Mîrza Mahmud, popularly known as Nawab Siraj-ud-Daulah, was the last independent Nawab of Bengal, Bihar and Oraissa. The termination of his reign marks the start of the British East India Company rule in India.
Nawab Siraj-ud-Daulah was born in 1733 in Bengal. He belonged to a noble family of Bengal. He was the grandson of Nawab Ali Vardi Khan and son of Amina Begum and Zainudin Ahmed Khan. Siraj-ud-Daulah was regarded as a favorite child in the family as his grand father was appointed deputy governor of Bihar right after his birth. Therefore Ali Vardi was very fond of Siraj-ud-Daulah from the very day of his birth and had kept him under his special care and affection. Ali Vardi Khan made special arrangement to train him in the art of governance and other qualities that go with a crown prince. Ali Vardi Khan became the ruler of Bengal and, in 1753 officially made him the successor to the throne.

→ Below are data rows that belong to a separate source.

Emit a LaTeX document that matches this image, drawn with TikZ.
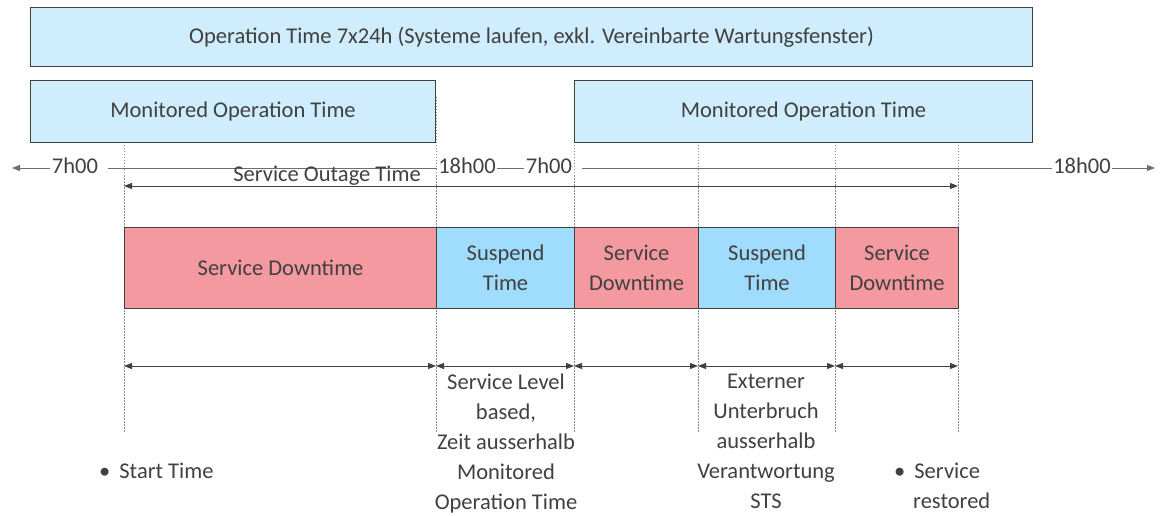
\documentclass[tikz,border=0pt]{standalone}
\usepackage{fontspec}
\setmainfont{Carlito}
\usetikzlibrary{arrows.meta}
\definecolor{ink}{HTML}{404040}
\definecolor{opblue}{HTML}{CFEDFD}
\definecolor{susblue}{HTML}{A0DCFE}
\definecolor{downred}{HTML}{F599A0}
\definecolor{guide}{HTML}{8A8A8A}
\tikzset{
  every node/.style={text=ink, font=\fontsize{22.5}{30}\selectfont},
  bar/.style={draw=ink, line width=1.1pt, fill=opblue, inner sep=0pt},
  seg/.style={draw=ink, line width=1.1pt, inner sep=0pt, align=center},
  down/.style={seg, fill=downred},
  susp/.style={seg, fill=susblue},
  guideline/.style={guide, line width=0.7pt, dash pattern=on 1.5pt off 1.5pt},
  tip/.style={-{Triangle[length=8pt,width=6pt]}},
  twotip/.style={{Triangle[length=8pt,width=6pt]}-{Triangle[length=8pt,width=6pt]}},
  timeline/.style={guide!80!black, line width=0.9pt},
  span/.style={ink, line width=0.9pt},
  tlabel/.style={inner sep=1.5pt},
  note/.style={align=center, anchor=north, inner sep=0pt},
}
\begin{document}
\begin{tikzpicture}[x=1pt,y=-1pt]
\useasboundingbox (0,0) rectangle (1165,516);

% guide lines marking the phase boundaries
\foreach \gx/\gn in {124/a,436/b,574/c,698/d,835/e,958/f}{
  \coordinate (g\gn top) at (\gx,142);
  \coordinate (g\gn bot) at (\gx,432);
  \draw[guideline] (g\gn top) -- (g\gn bot);
}
\draw[guideline] (436,97) -- (436,142);

% operation time bars
\node[bar, minimum width=1002pt, minimum height=59pt, anchor=north west] (op) at (30,7)
  {Operation Time 7x24h (Systeme laufen, exkl. Vereinbarte Wartungsfenster)};
\node[bar, minimum width=405pt, minimum height=62pt, anchor=north west] (mon1) at (30,80)
  {Monitored Operation Time};
\node[bar, minimum width=458pt, minimum height=62pt, anchor=north west] (mon2) at (574,80)
  {Monitored Operation Time};

% clock timeline
\coordinate (tlL) at (12,168);
\coordinate (tlR) at (1155,168);
\node[tlabel] (t1) at (75,166) {7h00};
\node[tlabel] (t2) at (467,166) {18h00};
\node[tlabel] (t3) at (549,166) {7h00};
\node[tlabel] (t4) at (1082,166) {18h00};
\draw[timeline, tip] (t1.west |- tlL) -- (tlL);
\draw[timeline] ([xshift=8pt]t1.east |- tlL) -- (t2.west |- tlL);
\draw[timeline] (t2.east |- tlL) -- (t3.west |- tlL);
\draw[timeline] ([xshift=8pt]t3.east |- tlL) -- (t4.west |- tlL);
\draw[timeline, tip] (t4.east |- tlL) -- (tlR);

% service outage span
\coordinate (soL) at (124,186);
\coordinate (soR) at (958,186);
\draw[span, twotip] (soL) -- (soR);
\node[inner sep=0pt] (solabel) at (327,176) {Service Outage Time};

% outage phases
\node[down, minimum width=312pt, minimum height=81pt, anchor=north west] (p1) at (124,227) {Service Downtime};
\node[susp, minimum width=138pt, minimum height=81pt, anchor=north west] (p2) at (436,227) {Suspend\\Time};
\node[down, minimum width=124pt, minimum height=81pt, anchor=north west] (p3) at (574,227) {Service\\Downtime};
\node[susp, minimum width=137pt, minimum height=81pt, anchor=north west] (p4) at (698,227) {Suspend\\Time};
\node[down, minimum width=123pt, minimum height=81pt, anchor=north west] (p5) at (835,227) {Service\\Downtime};

% phase durations
\foreach \l/\r in {a/b,b/c,c/d,d/e,e/f}{
  \coordinate (s\l) at ([yshift=66pt]g\l bot);
  \coordinate (e\r) at ([yshift=66pt]g\r bot);
  \draw[span, twotip] (s\l) -- (e\r);
}

% explanations
\node[note] (n2) at (506,374) {Service Level\\based,\\Zeit ausserhalb\\Monitored\\Operation Time};
\node[note] (n4) at (766,374) {Externer\\Unterbruch\\ausserhalb\\Verantwortung\\STS};
\node[anchor=west, inner sep=0pt] (start) at (99,471) {•\hspace{9pt}Start Time};
\node[anchor=north west, inner sep=0pt, align=left] (restored) at (894,463) {•\hspace{9pt}Service\\\hspace{19pt}restored};
\end{tikzpicture}
\end{document}
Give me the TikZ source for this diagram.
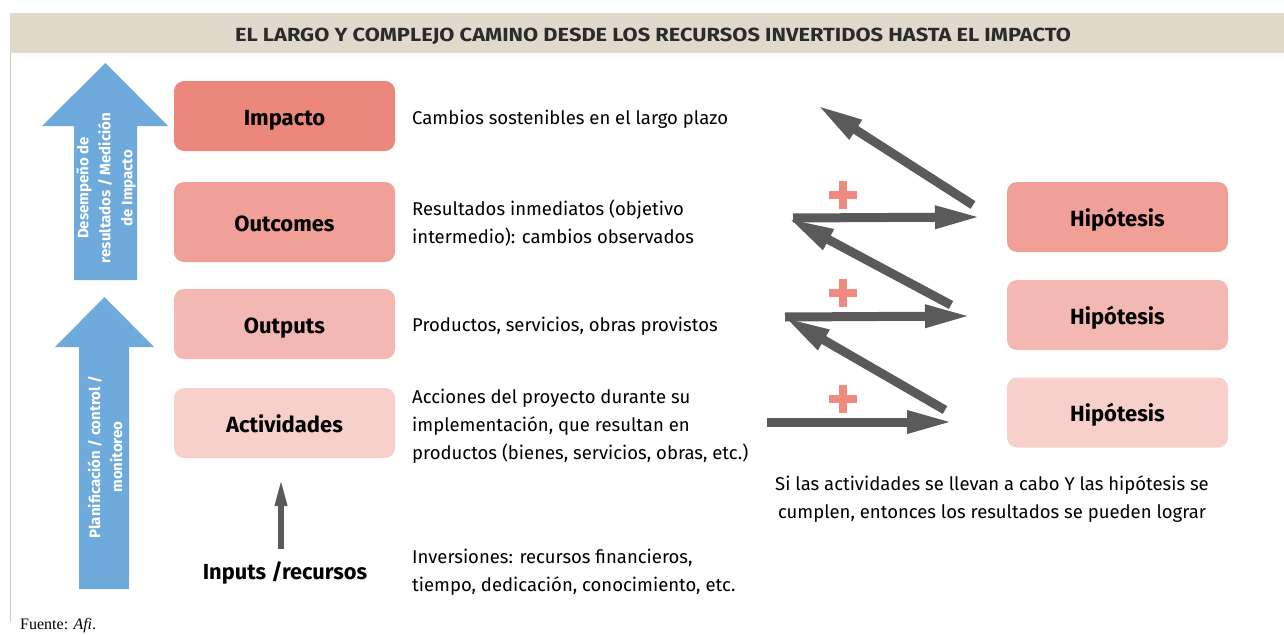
\documentclass[tikz,border=0pt]{standalone}
\usepackage{fontspec}
\setmainfont{Fira Sans}
\newfontfamily\serifx{Liberation Serif}
\usetikzlibrary{arrows.meta}
\definecolor{headbg}{HTML}{DFDACB}
\definecolor{headtxt}{HTML}{2B2B2B}
\definecolor{frameline}{HTML}{CFC7B2}
\definecolor{cA}{HTML}{EC877C}
\definecolor{cB}{HTML}{F0A096}
\definecolor{cC}{HTML}{F3B8B1}
\definecolor{cD}{HTML}{F7D0CB}
\definecolor{bluearr}{HTML}{6FAADC}
\definecolor{grayarr}{HTML}{5A5A5A}
\definecolor{pluscol}{HTML}{EF8A80}
\tikzset{
  box/.style={rounded corners=10pt, minimum width=221pt, minimum height=70pt, inner sep=0pt,
    text height=18pt, text depth=0pt,
    font=\bfseries\fontsize{22}{24}\selectfont, text=black},
  desc/.style={anchor=west, align=left, inner sep=0pt, font=\fontsize{18.5}{28}\selectfont, text=black},
  bluetxt/.style={rotate=90, align=center, inner sep=0pt, text=white, font=\bfseries\fontsize{15}{22}\selectfont},
  grayarrow/.style={draw=grayarr, line width=9pt, -{Triangle[length=46pt,width=21pt]}},
  smallarrow/.style={draw=grayarr, line width=6pt, -{Triangle[length=29pt,width=11pt]}},
}
\begin{document}
\begin{tikzpicture}[x=1pt,y=-1pt]
\useasboundingbox (0,0) rectangle (1284,634);
% header
\fill[headbg] (10,13) rectangle (1284,53);
\node[font=\bfseries\fontsize{19}{20}\selectfont, text=headtxt, inner sep=0pt] (title) at (653,36.5)
  {\scalebox{1.15}[1]{EL LARGO Y COMPLEJO CAMINO DESDE LOS RECURSOS INVERTIDOS HASTA EL IMPACTO}};
\draw[frameline, line width=0.8pt] (10,53) -- (10,622);
% blue arrows
\fill[bluearr] (74,280) -- (74,126) -- (42,126) -- (105.5,63) -- (168,126) -- (137,126) -- (137,280) -- cycle;
\fill[bluearr] (79,589) -- (79,347) -- (55,347) -- (104.5,297) -- (154,347) -- (129,347) -- (129,589) -- cycle;
\node[bluetxt] (perf) at (106,188) {Desempeño de\\resultados / Medición\\de Impacto};
\node[bluetxt] (plan) at (105,457) {Planificación / control /\\monitoreo};
% left boxes
\node[box, fill=cA] (impacto) at (284.5,116) {Impacto};
\node[box, fill=cB, minimum height=80pt] (outcomes) at (284.5,222) {Outcomes};
\node[box, fill=cC] (outputs) at (284.5,324) {Outputs};
\node[box, fill=cD] (activ) at (284.5,423) {Actividades};
% descriptions
\node[desc] (dImp) at (412,119) {Cambios sostenibles en el largo plazo};
\node[desc] (dOutc) at (412,223) {Resultados inmediatos (objetivo\\intermedio): cambios observados};
\node[desc] (dOutp) at (412,326) {Productos, servicios, obras provistos};
\node[desc] (dAct) at (412,426.5) {Acciones del proyecto durante su\\implementación, que resultan en\\productos (bienes, servicios, obras, etc.)};
\node[desc] (dInp) at (412,572.5) {Inversiones: recursos financieros,\\tiempo, dedicación, conocimiento, etc.};
% inputs
\node[inner sep=0pt, font=\bfseries\fontsize{21.8}{24}\selectfont] (inputs) at (285,573) {Inputs /recursos};
\coordinate (inTop) at (281,477);
\coordinate (inBot) at (281,549);
\draw[smallarrow] (inBot) -- (inTop);
% hypothesis boxes
\node[box, fill=cB] (h1) at (1117.5,217) {Hipótesis};
\node[box, fill=cC] (h2) at (1117.5,315) {Hipótesis};
\node[box, fill=cD] (h3) at (1117.5,412.5) {Hipótesis};
% zigzag arrows
\coordinate (b1s) at (767,422); \coordinate (b1e) at (953,422);
\coordinate (d1s) at (945,410); \coordinate (d1e) at (784,317);
\coordinate (m1s) at (785,317); \coordinate (m1e) at (971,316);
\coordinate (d2s) at (951,305); \coordinate (d2e) at (788,218);
\coordinate (t1s) at (793,218); \coordinate (t1e) at (981,217);
\coordinate (d3s) at (973,205); \coordinate (d3e) at (817,105);
\draw[grayarrow] (b1s) -- (b1e);
\draw[grayarrow] (d1s) -- (d1e);
\draw[grayarrow] (m1s) -- (m1e);
\draw[grayarrow] (d2s) -- (d2e);
\draw[grayarrow] (t1s) -- (t1e);
\draw[grayarrow] (d3s) -- (d3e);
% plus signs
\foreach \py in {195,293,399}{
  \fill[pluscol] (829,\py-4) rectangle (857,\py+4);
  \fill[pluscol] (839,\py-14) rectangle (847,\py+14);
}
% note
\node[align=center, inner sep=0pt, font=\fontsize{18.5}{28}\selectfont] (note) at (992,499)
  {Si las actividades se llevan a cabo Y las hipótesis se\\cumplen, entonces los resultados se pueden lograr};
% source
\node[anchor=base west, inner sep=0pt, font=\serifx\fontsize{16}{18}\selectfont] (src) at (20,629) {Fuente: \textit{Afi}.};
\end{tikzpicture}
\end{document}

Statue of Siraj. Palashi battlefield in Nadia
After the death of Ali Vardi Khan Siraj-ud-Daulah ascended the Bengal throne in April 1756 at the age of 27. He resented East India Company, as Calcutta was its commercial as well as political center. He suspected the company’s design when it was going to strengthen the fort William without his approval. He was also not in favor of growing influence of the British on the Continental trade. Nawab demanded the British to trade on the terms of Murshid Quli Khan but the company paid no heed to the Nawab’s demands. Nawab was more offended when governor of the Calcutta Council insulted Naraigan Singh, Nawab’s special envoy to Fort William.
Unfortunately Nawab had enemies also in his own family and nobility. His nomination to the nawabship caused jealousy and enmity of Ghaseti Begum (eldest sister of Nawab’s mother), Raja Rajaballuh, Shaukat Jang (Siraj’s cousin) and above all Mir Jaffar Ali Khan. As the Nawab was a major obstacle in the realization of the expansionist designs of the English, they contrived a secret plan with Mir Jaffar and Jagat Sheth, Hindu merchants and other disaffected courtiers to oust Nawab from power. The Nawab met the English on the battle of Plassey on 23 June 1757 but was so easily defeated in the battlefield. The English gained the victory due to the conspiracy and the treason within Siraj-ud-Daulah’s camp. Any army, of which the commander-in-chief had been won over and took no part in the battlefield, can hardly offer spirited contest.
On his way to Patna the Nawab was caught by a follower of Mir Jaffar and killed by an Iranian guard at the instance of Miran (son of Mir Jafar) on the night preceding 3 July 1757. The company appointed Mir Jaffar as the new Nawab of Bengal. The defeat of the Nawab marked the beginning of the English era in Bengal and gradually the entire subcontinent surrendered its destiny to the East India Company.